(Source code of charts)

########

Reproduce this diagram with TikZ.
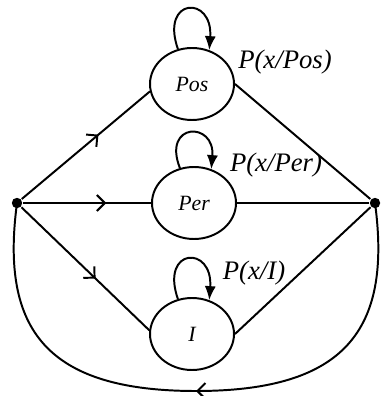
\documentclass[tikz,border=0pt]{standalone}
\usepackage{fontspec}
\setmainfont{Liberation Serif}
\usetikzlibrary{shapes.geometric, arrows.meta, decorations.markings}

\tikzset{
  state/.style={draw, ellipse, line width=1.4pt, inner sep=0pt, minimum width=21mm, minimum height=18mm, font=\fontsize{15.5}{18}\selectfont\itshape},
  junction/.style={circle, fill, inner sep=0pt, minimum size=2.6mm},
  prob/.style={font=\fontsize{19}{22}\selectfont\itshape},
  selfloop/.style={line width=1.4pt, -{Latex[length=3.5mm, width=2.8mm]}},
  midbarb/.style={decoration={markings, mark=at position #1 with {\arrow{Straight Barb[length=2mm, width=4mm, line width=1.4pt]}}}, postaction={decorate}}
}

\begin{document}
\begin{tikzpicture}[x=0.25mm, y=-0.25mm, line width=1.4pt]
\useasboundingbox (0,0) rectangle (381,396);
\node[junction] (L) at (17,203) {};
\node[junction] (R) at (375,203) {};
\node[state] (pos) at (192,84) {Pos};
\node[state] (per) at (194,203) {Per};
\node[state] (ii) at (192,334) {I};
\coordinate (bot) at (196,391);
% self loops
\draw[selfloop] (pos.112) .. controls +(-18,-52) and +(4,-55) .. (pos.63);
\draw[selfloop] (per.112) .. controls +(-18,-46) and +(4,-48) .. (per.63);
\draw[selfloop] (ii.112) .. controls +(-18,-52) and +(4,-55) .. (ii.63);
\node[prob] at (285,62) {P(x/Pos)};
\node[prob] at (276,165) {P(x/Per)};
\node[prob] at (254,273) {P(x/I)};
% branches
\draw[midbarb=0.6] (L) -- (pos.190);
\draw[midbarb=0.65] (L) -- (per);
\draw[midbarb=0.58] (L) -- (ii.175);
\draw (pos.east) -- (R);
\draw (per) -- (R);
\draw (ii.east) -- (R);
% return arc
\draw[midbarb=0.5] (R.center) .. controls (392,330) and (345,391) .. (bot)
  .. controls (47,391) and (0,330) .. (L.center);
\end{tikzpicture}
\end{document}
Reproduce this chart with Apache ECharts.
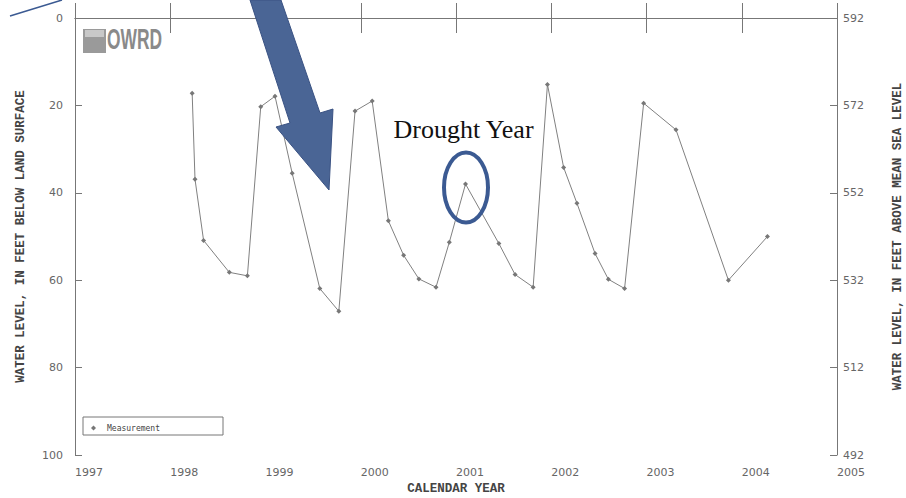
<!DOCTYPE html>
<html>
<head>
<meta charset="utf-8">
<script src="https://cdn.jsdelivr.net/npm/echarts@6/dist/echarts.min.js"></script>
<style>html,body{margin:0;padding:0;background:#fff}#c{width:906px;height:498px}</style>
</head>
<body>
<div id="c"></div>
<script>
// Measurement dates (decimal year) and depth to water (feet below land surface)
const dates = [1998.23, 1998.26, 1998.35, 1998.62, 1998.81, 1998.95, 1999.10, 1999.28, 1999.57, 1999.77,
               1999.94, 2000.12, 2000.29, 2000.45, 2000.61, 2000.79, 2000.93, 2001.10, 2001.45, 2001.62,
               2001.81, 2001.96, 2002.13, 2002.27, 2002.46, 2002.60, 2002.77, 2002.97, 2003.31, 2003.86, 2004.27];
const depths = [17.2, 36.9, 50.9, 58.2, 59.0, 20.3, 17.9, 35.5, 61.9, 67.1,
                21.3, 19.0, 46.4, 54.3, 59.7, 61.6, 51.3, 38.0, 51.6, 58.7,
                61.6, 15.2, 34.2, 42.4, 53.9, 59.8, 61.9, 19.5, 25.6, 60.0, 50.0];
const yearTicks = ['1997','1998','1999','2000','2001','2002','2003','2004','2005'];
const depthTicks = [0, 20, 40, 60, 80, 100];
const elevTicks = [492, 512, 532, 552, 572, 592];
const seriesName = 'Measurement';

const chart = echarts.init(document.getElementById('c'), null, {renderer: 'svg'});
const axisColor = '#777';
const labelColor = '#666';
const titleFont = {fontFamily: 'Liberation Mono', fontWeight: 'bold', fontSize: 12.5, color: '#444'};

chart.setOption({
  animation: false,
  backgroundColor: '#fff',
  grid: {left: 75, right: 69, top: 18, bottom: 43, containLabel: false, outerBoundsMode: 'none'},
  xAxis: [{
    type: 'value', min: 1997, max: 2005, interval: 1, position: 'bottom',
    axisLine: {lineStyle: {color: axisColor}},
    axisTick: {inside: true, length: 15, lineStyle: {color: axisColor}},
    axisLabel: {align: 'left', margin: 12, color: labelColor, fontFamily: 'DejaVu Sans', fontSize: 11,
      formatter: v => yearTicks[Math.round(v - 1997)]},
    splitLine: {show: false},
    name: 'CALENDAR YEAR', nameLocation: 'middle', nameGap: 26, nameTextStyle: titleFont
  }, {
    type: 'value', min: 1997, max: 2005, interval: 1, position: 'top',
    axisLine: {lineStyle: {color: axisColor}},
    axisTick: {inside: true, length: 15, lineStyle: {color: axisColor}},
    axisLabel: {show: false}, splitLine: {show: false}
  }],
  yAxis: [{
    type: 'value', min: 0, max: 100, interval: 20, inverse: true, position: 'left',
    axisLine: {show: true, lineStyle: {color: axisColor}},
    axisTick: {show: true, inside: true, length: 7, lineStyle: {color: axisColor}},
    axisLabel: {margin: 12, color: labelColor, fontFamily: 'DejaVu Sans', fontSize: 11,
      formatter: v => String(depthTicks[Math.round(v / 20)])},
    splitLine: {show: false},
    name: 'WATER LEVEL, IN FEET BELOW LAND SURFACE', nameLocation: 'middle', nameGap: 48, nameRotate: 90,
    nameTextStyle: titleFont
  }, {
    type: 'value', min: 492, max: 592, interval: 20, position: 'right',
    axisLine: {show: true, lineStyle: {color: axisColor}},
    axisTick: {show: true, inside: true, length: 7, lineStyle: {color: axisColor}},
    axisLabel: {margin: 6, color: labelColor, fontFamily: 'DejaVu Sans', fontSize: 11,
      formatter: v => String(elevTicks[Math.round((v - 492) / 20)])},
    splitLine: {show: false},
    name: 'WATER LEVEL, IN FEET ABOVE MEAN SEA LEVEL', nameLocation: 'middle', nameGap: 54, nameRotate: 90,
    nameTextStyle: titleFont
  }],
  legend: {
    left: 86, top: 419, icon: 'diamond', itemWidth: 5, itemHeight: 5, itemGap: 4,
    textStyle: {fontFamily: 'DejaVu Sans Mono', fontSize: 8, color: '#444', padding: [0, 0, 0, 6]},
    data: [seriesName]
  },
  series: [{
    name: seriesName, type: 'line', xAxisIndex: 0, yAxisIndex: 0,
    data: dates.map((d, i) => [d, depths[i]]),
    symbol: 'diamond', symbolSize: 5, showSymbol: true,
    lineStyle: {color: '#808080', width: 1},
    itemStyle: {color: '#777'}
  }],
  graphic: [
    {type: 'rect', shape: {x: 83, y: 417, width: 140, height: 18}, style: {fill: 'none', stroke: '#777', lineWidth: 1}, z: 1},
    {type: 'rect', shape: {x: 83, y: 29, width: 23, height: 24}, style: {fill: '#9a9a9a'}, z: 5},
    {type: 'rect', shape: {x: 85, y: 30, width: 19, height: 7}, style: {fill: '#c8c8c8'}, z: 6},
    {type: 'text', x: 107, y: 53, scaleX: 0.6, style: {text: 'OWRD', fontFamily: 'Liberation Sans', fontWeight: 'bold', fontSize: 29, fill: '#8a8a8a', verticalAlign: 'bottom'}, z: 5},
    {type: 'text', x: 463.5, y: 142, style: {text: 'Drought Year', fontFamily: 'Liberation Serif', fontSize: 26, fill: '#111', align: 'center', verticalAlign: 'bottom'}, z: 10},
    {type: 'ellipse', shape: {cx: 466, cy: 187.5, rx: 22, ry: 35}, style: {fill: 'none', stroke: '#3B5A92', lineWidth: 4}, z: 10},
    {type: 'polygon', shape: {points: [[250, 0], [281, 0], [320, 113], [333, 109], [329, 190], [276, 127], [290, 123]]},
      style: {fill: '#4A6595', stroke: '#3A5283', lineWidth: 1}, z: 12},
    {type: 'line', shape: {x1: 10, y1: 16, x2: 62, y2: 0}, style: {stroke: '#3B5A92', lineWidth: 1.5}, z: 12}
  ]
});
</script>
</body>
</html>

########

## Instructions to follow
Gather every line from the listing above in which "this" appears, and copy those lines.

## Full response
Reproduce this diagram with TikZ.
Reproduce this chart with Apache ECharts.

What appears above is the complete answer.